- [Work to complete]:
From the first line of the data through the line containing "(1789,0) rectangle (1856,1341);", return each line exactly.

- [Source material]:
....

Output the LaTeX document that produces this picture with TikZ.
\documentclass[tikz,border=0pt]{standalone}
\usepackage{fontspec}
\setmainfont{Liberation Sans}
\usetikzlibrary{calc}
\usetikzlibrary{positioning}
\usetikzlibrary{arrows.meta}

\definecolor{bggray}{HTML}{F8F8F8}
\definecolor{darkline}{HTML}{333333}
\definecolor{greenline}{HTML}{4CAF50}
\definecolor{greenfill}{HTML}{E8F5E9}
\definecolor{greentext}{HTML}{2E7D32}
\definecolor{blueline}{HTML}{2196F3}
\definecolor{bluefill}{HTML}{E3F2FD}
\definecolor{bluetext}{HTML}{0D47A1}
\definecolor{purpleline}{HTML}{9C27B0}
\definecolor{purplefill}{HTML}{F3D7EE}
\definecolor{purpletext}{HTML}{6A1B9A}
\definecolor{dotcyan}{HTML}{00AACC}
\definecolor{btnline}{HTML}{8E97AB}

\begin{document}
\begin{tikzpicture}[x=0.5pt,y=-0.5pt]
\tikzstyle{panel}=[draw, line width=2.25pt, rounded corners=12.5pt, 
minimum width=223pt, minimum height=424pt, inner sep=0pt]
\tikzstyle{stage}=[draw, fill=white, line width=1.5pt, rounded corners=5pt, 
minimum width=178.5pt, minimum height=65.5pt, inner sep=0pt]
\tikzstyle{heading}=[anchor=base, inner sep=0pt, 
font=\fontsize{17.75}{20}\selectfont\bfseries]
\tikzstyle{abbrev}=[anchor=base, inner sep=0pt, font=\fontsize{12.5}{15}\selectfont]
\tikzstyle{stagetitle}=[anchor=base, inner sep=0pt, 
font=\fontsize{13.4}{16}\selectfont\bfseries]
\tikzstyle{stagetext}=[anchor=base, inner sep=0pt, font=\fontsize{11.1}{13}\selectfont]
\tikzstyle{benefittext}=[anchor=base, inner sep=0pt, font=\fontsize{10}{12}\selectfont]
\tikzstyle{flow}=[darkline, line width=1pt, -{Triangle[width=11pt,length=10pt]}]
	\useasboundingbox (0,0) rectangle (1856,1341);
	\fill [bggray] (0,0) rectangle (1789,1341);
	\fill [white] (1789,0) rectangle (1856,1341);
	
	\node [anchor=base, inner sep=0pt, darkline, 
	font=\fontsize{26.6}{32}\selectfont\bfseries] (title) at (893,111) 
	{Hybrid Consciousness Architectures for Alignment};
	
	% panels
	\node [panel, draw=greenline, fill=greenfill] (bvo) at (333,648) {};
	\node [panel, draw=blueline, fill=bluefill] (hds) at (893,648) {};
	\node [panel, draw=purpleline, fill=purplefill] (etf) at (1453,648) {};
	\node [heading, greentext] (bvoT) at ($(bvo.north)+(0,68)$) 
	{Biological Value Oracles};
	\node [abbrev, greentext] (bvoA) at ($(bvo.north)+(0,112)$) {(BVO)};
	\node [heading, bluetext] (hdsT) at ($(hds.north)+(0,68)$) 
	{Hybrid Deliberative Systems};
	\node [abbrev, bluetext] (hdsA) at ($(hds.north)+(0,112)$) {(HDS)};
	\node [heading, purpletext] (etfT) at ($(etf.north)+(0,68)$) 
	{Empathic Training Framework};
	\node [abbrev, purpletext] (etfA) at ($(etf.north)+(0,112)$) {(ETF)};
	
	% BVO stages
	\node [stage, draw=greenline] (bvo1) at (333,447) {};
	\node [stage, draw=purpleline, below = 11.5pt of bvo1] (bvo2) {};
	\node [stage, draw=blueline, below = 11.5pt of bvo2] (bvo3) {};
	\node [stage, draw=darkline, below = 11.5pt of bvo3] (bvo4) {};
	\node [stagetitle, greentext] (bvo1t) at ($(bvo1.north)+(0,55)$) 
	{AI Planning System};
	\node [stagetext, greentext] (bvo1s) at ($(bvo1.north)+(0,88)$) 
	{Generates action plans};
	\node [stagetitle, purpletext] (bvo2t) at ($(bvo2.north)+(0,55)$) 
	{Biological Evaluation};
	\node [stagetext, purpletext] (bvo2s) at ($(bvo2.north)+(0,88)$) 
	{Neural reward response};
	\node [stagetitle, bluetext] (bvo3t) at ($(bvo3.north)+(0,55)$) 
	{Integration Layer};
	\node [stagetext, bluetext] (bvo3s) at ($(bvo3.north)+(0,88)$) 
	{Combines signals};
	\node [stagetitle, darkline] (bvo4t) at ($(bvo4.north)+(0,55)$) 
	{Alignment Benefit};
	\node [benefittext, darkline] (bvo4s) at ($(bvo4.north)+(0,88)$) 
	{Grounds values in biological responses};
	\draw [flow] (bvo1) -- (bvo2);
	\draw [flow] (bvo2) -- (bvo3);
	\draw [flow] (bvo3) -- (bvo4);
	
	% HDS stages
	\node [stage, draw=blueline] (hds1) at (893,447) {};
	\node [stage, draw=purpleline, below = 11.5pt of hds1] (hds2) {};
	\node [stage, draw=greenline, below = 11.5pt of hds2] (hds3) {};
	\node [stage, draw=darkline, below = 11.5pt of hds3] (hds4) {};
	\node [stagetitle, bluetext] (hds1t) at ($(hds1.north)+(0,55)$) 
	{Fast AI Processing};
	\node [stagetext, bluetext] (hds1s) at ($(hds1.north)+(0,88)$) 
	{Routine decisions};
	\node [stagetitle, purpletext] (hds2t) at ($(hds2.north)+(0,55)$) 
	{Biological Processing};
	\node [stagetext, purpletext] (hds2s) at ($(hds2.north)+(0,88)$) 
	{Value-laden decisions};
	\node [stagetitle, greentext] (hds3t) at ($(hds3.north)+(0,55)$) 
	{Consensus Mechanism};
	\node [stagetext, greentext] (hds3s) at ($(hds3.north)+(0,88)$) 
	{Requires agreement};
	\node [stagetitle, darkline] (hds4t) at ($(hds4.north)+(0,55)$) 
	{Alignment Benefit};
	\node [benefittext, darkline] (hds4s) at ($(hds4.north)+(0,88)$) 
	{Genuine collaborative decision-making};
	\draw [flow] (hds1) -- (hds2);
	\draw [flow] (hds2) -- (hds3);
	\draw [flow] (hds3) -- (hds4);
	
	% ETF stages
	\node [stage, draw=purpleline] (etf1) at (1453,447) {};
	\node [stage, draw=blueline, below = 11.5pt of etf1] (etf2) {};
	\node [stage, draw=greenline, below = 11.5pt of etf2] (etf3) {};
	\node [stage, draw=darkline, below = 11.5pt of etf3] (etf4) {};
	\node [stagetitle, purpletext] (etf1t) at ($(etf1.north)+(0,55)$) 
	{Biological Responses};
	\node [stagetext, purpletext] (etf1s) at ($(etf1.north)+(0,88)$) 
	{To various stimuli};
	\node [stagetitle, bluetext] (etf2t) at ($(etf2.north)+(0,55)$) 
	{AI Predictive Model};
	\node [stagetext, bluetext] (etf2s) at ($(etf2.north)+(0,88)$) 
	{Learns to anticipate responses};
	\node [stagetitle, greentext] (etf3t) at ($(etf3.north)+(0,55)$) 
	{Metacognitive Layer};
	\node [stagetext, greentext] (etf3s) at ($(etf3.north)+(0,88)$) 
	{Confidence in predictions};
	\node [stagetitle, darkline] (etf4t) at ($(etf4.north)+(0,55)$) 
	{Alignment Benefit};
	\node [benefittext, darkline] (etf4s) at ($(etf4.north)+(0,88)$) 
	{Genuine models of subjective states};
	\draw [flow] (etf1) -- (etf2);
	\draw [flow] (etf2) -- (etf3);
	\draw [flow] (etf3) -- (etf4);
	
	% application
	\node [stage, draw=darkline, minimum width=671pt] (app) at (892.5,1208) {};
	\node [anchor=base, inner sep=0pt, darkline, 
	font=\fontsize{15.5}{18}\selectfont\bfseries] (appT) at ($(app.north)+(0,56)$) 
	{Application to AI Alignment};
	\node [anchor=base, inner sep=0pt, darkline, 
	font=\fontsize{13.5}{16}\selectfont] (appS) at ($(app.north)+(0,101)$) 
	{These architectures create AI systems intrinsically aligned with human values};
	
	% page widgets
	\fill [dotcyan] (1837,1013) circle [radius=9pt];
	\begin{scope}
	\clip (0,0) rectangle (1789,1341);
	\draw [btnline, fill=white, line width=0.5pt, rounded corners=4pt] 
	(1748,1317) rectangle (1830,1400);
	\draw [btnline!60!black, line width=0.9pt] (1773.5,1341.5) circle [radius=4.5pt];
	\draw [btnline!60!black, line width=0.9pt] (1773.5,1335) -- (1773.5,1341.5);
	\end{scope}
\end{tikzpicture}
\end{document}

....

- [Exercise response]:
Output the LaTeX document that produces this picture with TikZ.
\documentclass[tikz,border=0pt]{standalone}
\usepackage{fontspec}
\setmainfont{Liberation Sans}
\usetikzlibrary{calc}
\usetikzlibrary{positioning}
\usetikzlibrary{arrows.meta}

\definecolor{bggray}{HTML}{F8F8F8}
\definecolor{darkline}{HTML}{333333}
\definecolor{greenline}{HTML}{4CAF50}
\definecolor{greenfill}{HTML}{E8F5E9}
\definecolor{greentext}{HTML}{2E7D32}
\definecolor{blueline}{HTML}{2196F3}
\definecolor{bluefill}{HTML}{E3F2FD}
\definecolor{bluetext}{HTML}{0D47A1}
\definecolor{purpleline}{HTML}{9C27B0}
\definecolor{purplefill}{HTML}{F3D7EE}
\definecolor{purpletext}{HTML}{6A1B9A}
\definecolor{dotcyan}{HTML}{00AACC}
\definecolor{btnline}{HTML}{8E97AB}

\begin{document}
\begin{tikzpicture}[x=0.5pt,y=-0.5pt]
\tikzstyle{panel}=[draw, line width=2.25pt, rounded corners=12.5pt, 
minimum width=223pt, minimum height=424pt, inner sep=0pt]
\tikzstyle{stage}=[draw, fill=white, line width=1.5pt, rounded corners=5pt, 
minimum width=178.5pt, minimum height=65.5pt, inner sep=0pt]
\tikzstyle{heading}=[anchor=base, inner sep=0pt, 
font=\fontsize{17.75}{20}\selectfont\bfseries]
\tikzstyle{abbrev}=[anchor=base, inner sep=0pt, font=\fontsize{12.5}{15}\selectfont]
\tikzstyle{stagetitle}=[anchor=base, inner sep=0pt, 
font=\fontsize{13.4}{16}\selectfont\bfseries]
\tikzstyle{stagetext}=[anchor=base, inner sep=0pt, font=\fontsize{11.1}{13}\selectfont]
\tikzstyle{benefittext}=[anchor=base, inner sep=0pt, font=\fontsize{10}{12}\selectfont]
\tikzstyle{flow}=[darkline, line width=1pt, -{Triangle[width=11pt,length=10pt]}]
	\useasboundingbox (0,0) rectangle (1856,1341);
	\fill [bggray] (0,0) rectangle (1789,1341);
	\fill [white] (1789,0) rectangle (1856,1341);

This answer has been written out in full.